__STATED GOAL__:
Repeat the listing word for word. No pictures belong in the copy.
····················
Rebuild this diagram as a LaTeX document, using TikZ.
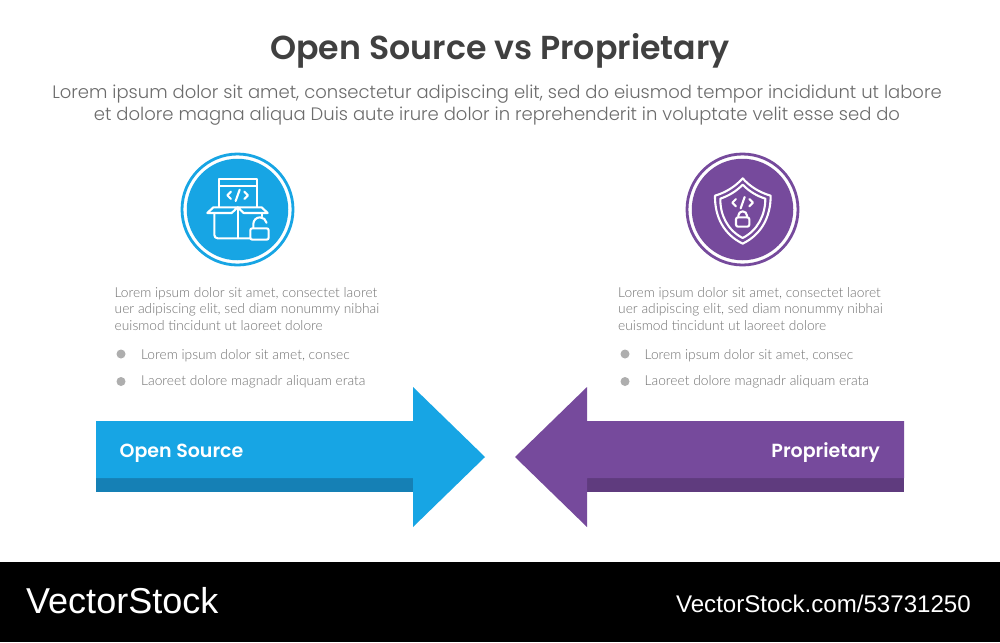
\documentclass[tikz,border=0pt]{standalone}
\usepackage{fontspec}
\setmainfont{Lato Light}
\newfontfamily\popfont{Poppins SemiBold}
\newfontfamily\poplight{Poppins Light}
\newfontfamily\footfont{Liberation Sans}
\definecolor{bluemain}{HTML}{17A5E4}
\definecolor{bluedark}{HTML}{1580B5}
\definecolor{purplemain}{HTML}{764A9C}
\definecolor{purpledark}{HTML}{5F3B7E}
\definecolor{titlegray}{HTML}{404040}
\definecolor{subgray}{HTML}{6C6C6C}
\definecolor{bodygray}{HTML}{707070}
\definecolor{dotgray}{HTML}{AEAEAE}
\tikzset{
  x=1pt,y=-1pt,
  para/.style={anchor=west,inner sep=0pt,text=bodygray,font=\fontsize{13.75}{16.5}\selectfont,align=left},
  bull/.style={anchor=west,inner sep=0pt,text=bodygray,font=\fontsize{13.75}{16}\selectfont},
  dot/.style={circle,fill=dotgray,inner sep=0pt,minimum size=9pt},
  sub/.style={inner sep=0pt,text=subgray,font=\poplight\fontsize{18}{22}\selectfont},
  arrowlabel/.style={inner sep=0pt,text=white,font=\popfont\fontsize{19}{22}\selectfont},
  iconline/.style={draw=white,line width=2.1pt,line join=round,line cap=round},
  ring/.style={circle,inner sep=0pt,minimum size=111pt,line width=2.8pt,fill=white},
  disc/.style={circle,inner sep=0pt,minimum size=101.5pt},
}
\begin{document}
\begin{tikzpicture}
\useasboundingbox (0,0) rectangle (1000,642);
\fill[white] (0,0) rectangle (1000,642);
\node[inner sep=0pt,text=titlegray,font=\popfont\fontsize{33.2}{38}\selectfont] (title) at (500,51) {Open Source vs Proprietary};
\node[sub] (sub1) at (497,94) {Lorem ipsum dolor sit amet, consectetur adipiscing elit, sed do eiusmod tempor incididunt ut labore};
\node[sub] (sub2) at (497,116) {et dolore magna aliqua Duis aute irure dolor in reprehenderit in voluptate velit esse sed do};

% circles
\node[ring,draw=bluemain] (ringL) at (237.5,209.5) {};
\node[disc,fill=bluemain] (discL) at (237.5,209.5) {};
\node[ring,draw=purplemain] (ringR) at (742.5,209.5) {};
\node[disc,fill=purplemain] (discR) at (742.5,209.5) {};

% open source icon
\begin{scope}[shift={(170,145)},x=0.3333pt,y=-0.3333pt,iconline]
\draw (147,187) -- (147,102) -- (260,102) -- (260,187);
\draw (147,122) -- (260,122);
\draw (183,140) -- (172,151) -- (183,162);
\draw (223,140) -- (234,151) -- (223,162);
\draw (209,134) -- (197,168);
\draw[fill=bluemain] (203,187) -- (130,187) -- (112,204) -- (185,204) -- cycle;
\draw[fill=bluemain] (203,187) -- (275,187) -- (293,204) -- (221,204) -- cycle;
\draw (133,204) -- (133,270) arc[start angle=180,end angle=90,radius=10] -- (240,280);
\draw (275,204) -- (275,214);
\draw (203,187) -- (203,280);
\draw (250,250) -- (250,237) arc[start angle=180,end angle=350,radius=20];
\draw[fill=bluemain,rounded corners=2pt] (241,250) rectangle (296,284);
\end{scope}

% shield icon
\begin{scope}[shift={(675,145)},x=0.3333pt,y=-0.3333pt,iconline]
\draw (203,100) .. controls (225,125) and (255,143) .. (287,152) .. controls (287,215) and (260,268) .. (203,296) .. controls (146,268) and (119,215) .. (120,152) .. controls (151,143) and (181,125) .. (203,100) -- cycle;
\draw (203,119) .. controls (222,139) and (246,153) .. (271,161) .. controls (271,210) and (248,256) .. (203,279) .. controls (158,256) and (135,210) .. (136,161) .. controls (160,153) and (184,139) .. (203,119) -- cycle;
\draw (183,162) -- (172,173) -- (183,184);
\draw (223,162) -- (234,173) -- (223,184);
\draw (209,156) -- (197,190);
\draw[rounded corners=2pt] (183,217) rectangle (223,245);
\draw (190,217) -- (190,212) arc[start angle=180,end angle=360,radius=13] -- (216,217);
\end{scope}

% left text
\node[para] (pL) at (114.5,309) {Lorem ipsum dolor sit amet, consectet laoret\\uer adipiscing elit, sed diam nonummy nibhai\\euismod tincidunt ut laoreet dolore};
\node[dot] (d1L) at (121,354) {};
\node[bull] (b1L) at (141,355.5) {Lorem ipsum dolor sit amet, consec};
\node[dot] (d2L) at (121,381.5) {};
\node[bull] (b2L) at (141,381.5) {Laoreet dolore magnadr aliquam erata};

% right text
\node[para] (pR) at (618,309) {Lorem ipsum dolor sit amet, consectet laoret\\uer adipiscing elit, sed diam nonummy nibhai\\euismod tincidunt ut laoreet dolore};
\node[dot] (d1R) at (625,354) {};
\node[bull] (b1R) at (644.5,355.5) {Lorem ipsum dolor sit amet, consec};
\node[dot] (d2R) at (625,381.5) {};
\node[bull] (b2R) at (644.5,381.5) {Laoreet dolore magnadr aliquam erata};

% arrows
\fill[bluedark] (96,478) rectangle (414,492);
\fill[bluemain] (96,421) -- (413,421) -- (413,387) -- (485,457) -- (413,527) -- (413,478) -- (96,478) -- cycle;
\fill[purpledark] (586,478) rectangle (904,492);
\fill[purplemain] (904,421) -- (587,421) -- (587,387) -- (515,457) -- (587,527) -- (587,478) -- (904,478) -- cycle;
\node[arrowlabel,anchor=west] (lblL) at (119.5,453) {Open Source};
\node[arrowlabel,anchor=east] (lblR) at (880,453) {Proprietary};

% footer
\fill[black] (0,562) rectangle (1000,642);
\node[anchor=west,inner sep=0pt,text=white,font=\footfont\fontsize{36}{38}\selectfont] (brand) at (26,601) {VectorStock};
\node[anchor=east,inner sep=0pt,text=white,font=\footfont\fontsize{24.1}{26}\selectfont] (url) at (971,604) {VectorStock.com/53731250};
\end{tikzpicture}
\end{document}
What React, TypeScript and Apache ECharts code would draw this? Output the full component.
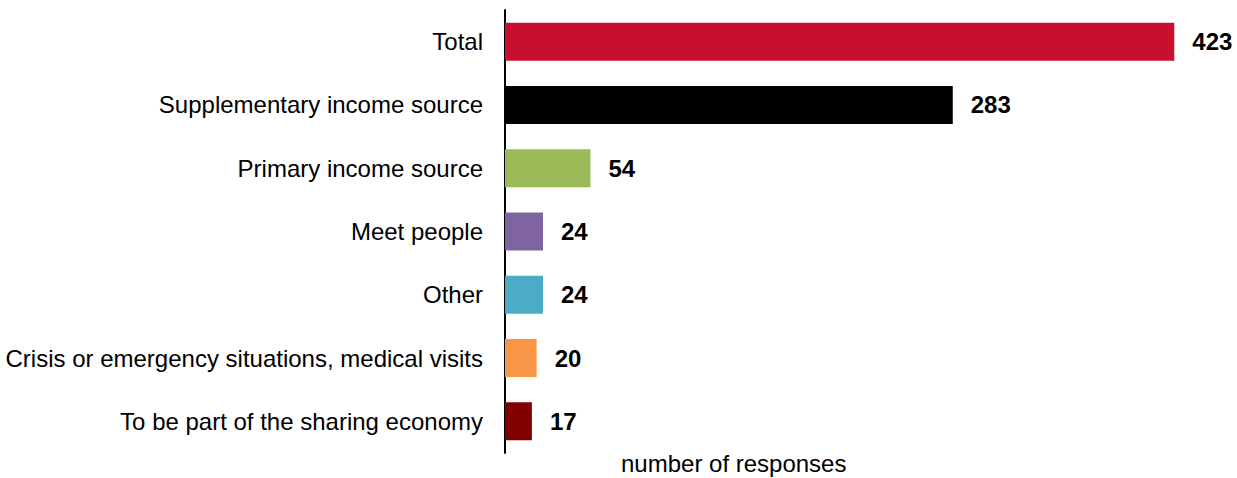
····················
__CORRECT OUTPUT__:
Rebuild this diagram as a LaTeX document, using TikZ.
\documentclass[tikz,border=0pt]{standalone}
\usepackage{fontspec}
\setmainfont{Lato Light}
\newfontfamily\popfont{Poppins SemiBold}
\newfontfamily\poplight{Poppins Light}
\newfontfamily\footfont{Liberation Sans}
\definecolor{bluemain}{HTML}{17A5E4}
\definecolor{bluedark}{HTML}{1580B5}
\definecolor{purplemain}{HTML}{764A9C}
\definecolor{purpledark}{HTML}{5F3B7E}
\definecolor{titlegray}{HTML}{404040}
\definecolor{subgray}{HTML}{6C6C6C}
\definecolor{bodygray}{HTML}{707070}
\definecolor{dotgray}{HTML}{AEAEAE}
\tikzset{
  x=1pt,y=-1pt,
  para/.style={anchor=west,inner sep=0pt,text=bodygray,font=\fontsize{13.75}{16.5}\selectfont,align=left},
  bull/.style={anchor=west,inner sep=0pt,text=bodygray,font=\fontsize{13.75}{16}\selectfont},
  dot/.style={circle,fill=dotgray,inner sep=0pt,minimum size=9pt},
  sub/.style={inner sep=0pt,text=subgray,font=\poplight\fontsize{18}{22}\selectfont},
  arrowlabel/.style={inner sep=0pt,text=white,font=\popfont\fontsize{19}{22}\selectfont},
  iconline/.style={draw=white,line width=2.1pt,line join=round,line cap=round},
  ring/.style={circle,inner sep=0pt,minimum size=111pt,line width=2.8pt,fill=white},
  disc/.style={circle,inner sep=0pt,minimum size=101.5pt},
}
\begin{document}
\begin{tikzpicture}
\useasboundingbox (0,0) rectangle (1000,642);
\fill[white] (0,0) rectangle (1000,642);
\node[inner sep=0pt,text=titlegray,font=\popfont\fontsize{33.2}{38}\selectfont] (title) at (500,51) {Open Source vs Proprietary};
\node[sub] (sub1) at (497,94) {Lorem ipsum dolor sit amet, consectetur adipiscing elit, sed do eiusmod tempor incididunt ut labore};
\node[sub] (sub2) at (497,116) {et dolore magna aliqua Duis aute irure dolor in reprehenderit in voluptate velit esse sed do};

% circles
\node[ring,draw=bluemain] (ringL) at (237.5,209.5) {};
\node[disc,fill=bluemain] (discL) at (237.5,209.5) {};
\node[ring,draw=purplemain] (ringR) at (742.5,209.5) {};
\node[disc,fill=purplemain] (discR) at (742.5,209.5) {};

% open source icon
\begin{scope}[shift={(170,145)},x=0.3333pt,y=-0.3333pt,iconline]
\draw (147,187) -- (147,102) -- (260,102) -- (260,187);
\draw (147,122) -- (260,122);
\draw (183,140) -- (172,151) -- (183,162);
\draw (223,140) -- (234,151) -- (223,162);
\draw (209,134) -- (197,168);
\draw[fill=bluemain] (203,187) -- (130,187) -- (112,204) -- (185,204) -- cycle;
\draw[fill=bluemain] (203,187) -- (275,187) -- (293,204) -- (221,204) -- cycle;
\draw (133,204) -- (133,270) arc[start angle=180,end angle=90,radius=10] -- (240,280);
\draw (275,204) -- (275,214);
\draw (203,187) -- (203,280);
\draw (250,250) -- (250,237) arc[start angle=180,end angle=350,radius=20];
\draw[fill=bluemain,rounded corners=2pt] (241,250) rectangle (296,284);
\end{scope}

% shield icon
\begin{scope}[shift={(675,145)},x=0.3333pt,y=-0.3333pt,iconline]
\draw (203,100) .. controls (225,125) and (255,143) .. (287,152) .. controls (287,215) and (260,268) .. (203,296) .. controls (146,268) and (119,215) .. (120,152) .. controls (151,143) and (181,125) .. (203,100) -- cycle;
\draw (203,119) .. controls (222,139) and (246,153) .. (271,161) .. controls (271,210) and (248,256) .. (203,279) .. controls (158,256) and (135,210) .. (136,161) .. controls (160,153) and (184,139) .. (203,119) -- cycle;
\draw (183,162) -- (172,173) -- (183,184);
\draw (223,162) -- (234,173) -- (223,184);
\draw (209,156) -- (197,190);
\draw[rounded corners=2pt] (183,217) rectangle (223,245);
\draw (190,217) -- (190,212) arc[start angle=180,end angle=360,radius=13] -- (216,217);
\end{scope}

% left text
\node[para] (pL) at (114.5,309) {Lorem ipsum dolor sit amet, consectet laoret\\uer adipiscing elit, sed diam nonummy nibhai\\euismod tincidunt ut laoreet dolore};
\node[dot] (d1L) at (121,354) {};
\node[bull] (b1L) at (141,355.5) {Lorem ipsum dolor sit amet, consec};
\node[dot] (d2L) at (121,381.5) {};
\node[bull] (b2L) at (141,381.5) {Laoreet dolore magnadr aliquam erata};

% right text
\node[para] (pR) at (618,309) {Lorem ipsum dolor sit amet, consectet laoret\\uer adipiscing elit, sed diam nonummy nibhai\\euismod tincidunt ut laoreet dolore};
\node[dot] (d1R) at (625,354) {};
\node[bull] (b1R) at (644.5,355.5) {Lorem ipsum dolor sit amet, consec};
\node[dot] (d2R) at (625,381.5) {};
\node[bull] (b2R) at (644.5,381.5) {Laoreet dolore magnadr aliquam erata};

% arrows
\fill[bluedark] (96,478) rectangle (414,492);
\fill[bluemain] (96,421) -- (413,421) -- (413,387) -- (485,457) -- (413,527) -- (413,478) -- (96,478) -- cycle;
\fill[purpledark] (586,478) rectangle (904,492);
\fill[purplemain] (904,421) -- (587,421) -- (587,387) -- (515,457) -- (587,527) -- (587,478) -- (904,478) -- cycle;
\node[arrowlabel,anchor=west] (lblL) at (119.5,453) {Open Source};
\node[arrowlabel,anchor=east] (lblR) at (880,453) {Proprietary};

% footer
\fill[black] (0,562) rectangle (1000,642);
\node[anchor=west,inner sep=0pt,text=white,font=\footfont\fontsize{36}{38}\selectfont] (brand) at (26,601) {VectorStock};
\node[anchor=east,inner sep=0pt,text=white,font=\footfont\fontsize{24.1}{26}\selectfont] (url) at (971,604) {VectorStock.com/53731250};
\end{tikzpicture}
\end{document}
What React, TypeScript and Apache ECharts code would draw this? Output the full component.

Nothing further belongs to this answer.